Making the Decision to Walk Away: Morally Wrong….OR…Financially Sound?
Whether a homeowners ’s decision to allow his or her lender to foreclose is based on a presently existing financial hardship, anticipated financial strain over time, or to strategically divest themselves of a bad investment, the debate rages as to whether such a decision on the part of the borrower is morally wrong or financially sound.
It is important to examine this issue from an objective standpoint, weighing well-informed arguments from both sides of the debate. An excellent commentary on ‘strategic walkaways’ by Mike Bell and the ensuing robust debate on this topic can be found here: The Ethical Dilemma of Strategic Walk-Aways.
For another view, see Arizona Republic reporter Russ Wiles’ story in the February 14, 2010, called “Walking away’ comes with drawbacks.” The story says,
But the prospect of mass “strategic defaults,” where homeowners who can afford their payments nevertheless walk away, has sparked sharp words from both sides. That’s partly because these actions don’t just affect borrowers and their lenders, but other parties, too.

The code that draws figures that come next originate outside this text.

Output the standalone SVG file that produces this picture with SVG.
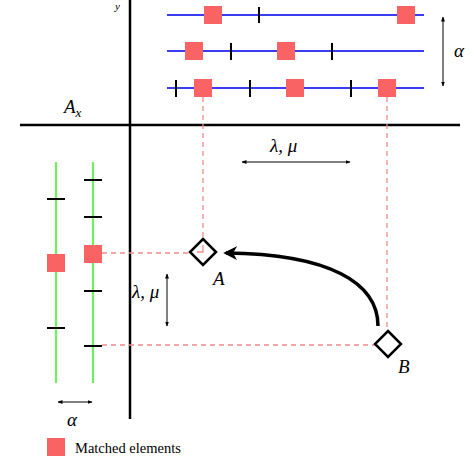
<svg xmlns="http://www.w3.org/2000/svg" width="474" height="474" viewBox="0 0 474 474">
<style>
.axis{stroke:#000;stroke-width:2.5;fill:none}
.blue{stroke:#3b3bf0;stroke-width:2.2}
.green{stroke:#6ef060;stroke-width:2.2}
.tick{stroke:#000;stroke-width:2}
.sq{fill:#f96363}
.dash{stroke:#f08a8a;stroke-width:1.3;stroke-dasharray:5,4;fill:none}
.thin{stroke:#000;stroke-width:1;fill:none}
.m{font-family:"Liberation Serif",serif;font-style:italic;font-size:19px;fill:#000}
.t{font-family:"Liberation Serif",serif;font-size:14.5px;fill:#000}
.dia{fill:#fff;stroke:#000;stroke-width:2.5}
</style>
<defs>
<marker id="ah" viewBox="0 0 10 10" refX="9" refY="5" markerWidth="5" markerHeight="5" orient="auto-start-reverse"><path d="M0,1 L10,5 L0,9 z" fill="#000"/></marker>
<marker id="big" viewBox="0 0 10 10" refX="8" refY="5" markerWidth="4" markerHeight="4" orient="auto"><path d="M0,0 L10,5 L0,10 L3,5 z" fill="#000"/></marker>
</defs>
<g id="axes">
<line class="axis" x1="130" y1="0" x2="130" y2="419"/>
<line class="axis" x1="20" y1="125" x2="460" y2="125"/>
<text class="m" x="115" y="10" style="font-size:11px;fill:#000">y</text>
<text class="m" x="64" y="113">A<tspan font-size="13" dy="4">x</tspan></text>
</g>
<g id="connectors">
<path class="dash" d="M203,97 V252 M387,97 V344 M102,253 H200 M102,345 H385"/>
<line class="thin" x1="443" y1="17" x2="443" y2="86" marker-start="url(#ah)" marker-end="url(#ah)"/>
<line class="thin" x1="242" y1="162" x2="350" y2="162" marker-start="url(#ah)" marker-end="url(#ah)"/>
<line class="thin" x1="167" y1="274" x2="167" y2="326" marker-start="url(#ah)" marker-end="url(#ah)"/>
<line class="thin" x1="58" y1="402" x2="92" y2="402" marker-start="url(#ah)" marker-end="url(#ah)"/>
<path d="M378,326 C378,283 330,254 226,253" fill="none" stroke="#000" stroke-width="3.5" marker-end="url(#big)"/>
</g>
<g id="row1">
<line class="blue" x1="167" y1="15" x2="424" y2="15"/>
<line class="tick" x1="259" y1="7" x2="259" y2="23"/>
<rect class="sq" x="204" y="6" width="18" height="18"/>
<rect class="sq" x="397" y="6" width="18" height="18"/>
</g>
<g id="row2">
<line class="blue" x1="167" y1="51" x2="424" y2="51"/>
<line class="tick" x1="231" y1="43" x2="231" y2="60"/>
<line class="tick" x1="332" y1="43" x2="332" y2="60"/>
<rect class="sq" x="185" y="42" width="18" height="18"/>
<rect class="sq" x="277" y="42" width="18" height="18"/>
</g>
<g id="row3">
<line class="blue" x1="167" y1="88" x2="424" y2="88"/>
<line class="tick" x1="176" y1="80" x2="176" y2="97"/>
<line class="tick" x1="250" y1="80" x2="250" y2="97"/>
<line class="tick" x1="351" y1="80" x2="351" y2="97"/>
<rect class="sq" x="194" y="79" width="18" height="18"/>
<rect class="sq" x="286" y="79" width="18" height="18"/>
<rect class="sq" x="378" y="79" width="18" height="18"/>
</g>
<g id="col1">
<line class="green" x1="56" y1="162" x2="56" y2="383"/>
<line class="tick" x1="47" y1="199" x2="65" y2="199"/>
<line class="tick" x1="47" y1="328" x2="65" y2="328"/>
<rect class="sq" x="47" y="254" width="18" height="18"/>
</g>
<g id="col2">
<line class="green" x1="93" y1="162" x2="93" y2="383"/>
<line class="tick" x1="84" y1="180" x2="102" y2="180"/>
<line class="tick" x1="84" y1="217" x2="102" y2="217"/>
<line class="tick" x1="84" y1="291" x2="102" y2="291"/>
<line class="tick" x1="84" y1="346" x2="102" y2="346"/>
<rect class="sq" x="84" y="245" width="18" height="18"/>
</g>
<g id="A">
<path class="dia" d="M203,239 L216,252 L203,265 L190,252 Z"/>
<path class="dash" d="M203,245 V252 H197" style="stroke-dasharray:none"/>
<text class="m" x="213" y="285">A</text>
</g>
<g id="B">
<path class="dia" d="M388,331 L401,344 L388,357 L375,344 Z"/>
<text class="m" x="398" y="373">B</text>
</g>
<g id="labels">
<text class="m" x="454" y="57">α</text>
<text class="m" x="270" y="152">λ, μ</text>
<text class="m" x="132" y="298">λ, μ</text>
<text class="m" x="67" y="426">α</text>
</g>
<g id="legend">
<rect class="sq" x="47" y="438" width="18" height="18"/>
<text class="t" x="75" y="453">Matched elements</text>
</g>
</svg>
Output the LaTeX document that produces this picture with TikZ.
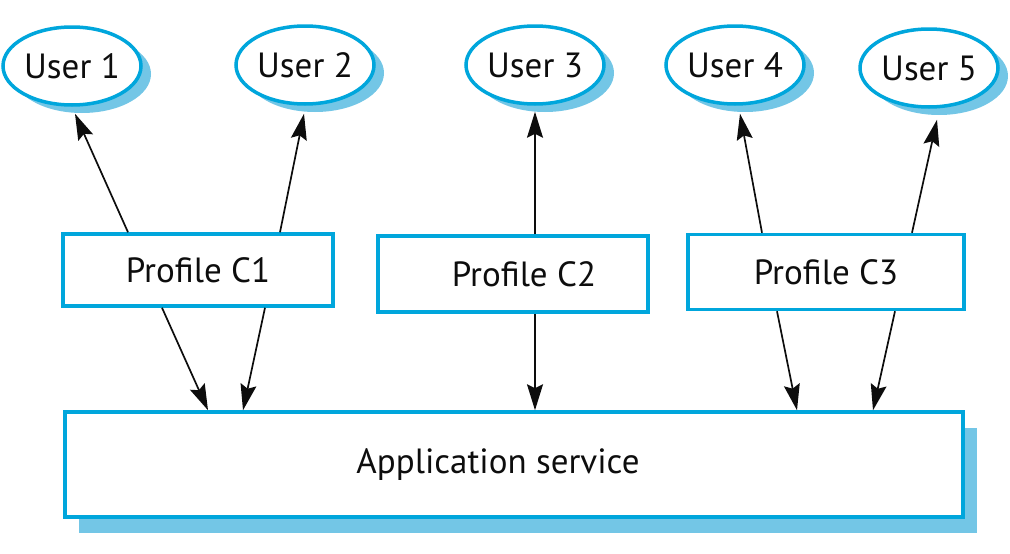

Update: See an MSN Money article called “Are you foolish to pay your mortgage?” and “Underwater and Not Walking Away: Shame, Fear and the Social Management of the Housing Crisis” by Professor Brent T. White, University of Arizona College of Law. The abstract for this article states:
Despite reports that homeowners are increasingly “walking away” from their mortgages, most homeowners continue to make their payments even when they are significantly underwater. This article suggests that most homeowners choose not to strategically default as a result of two emotional forces: 1) the desire to avoid the shame and guilt of foreclosure; and 2) exaggerated anxiety over foreclosure’s perceived consequences. Moreover, these emotional constraints are actively cultivated by the government and other social control agents in order to encourage homeowners to follow social and moral norms related to the honoring of financial obligations – and to ignore market and legal norms under which strategic default might be both viable and the wisest financial decision. Norms governing homeowner behavior stand in sharp contrast to norms governing lenders, who seek to maximize profits or minimize losses irrespective of concerns of morality or social responsibility. This norm asymmetry leads to distributional inequalities in which individual homeowners shoulder a disproportionate burden from the housing collapse.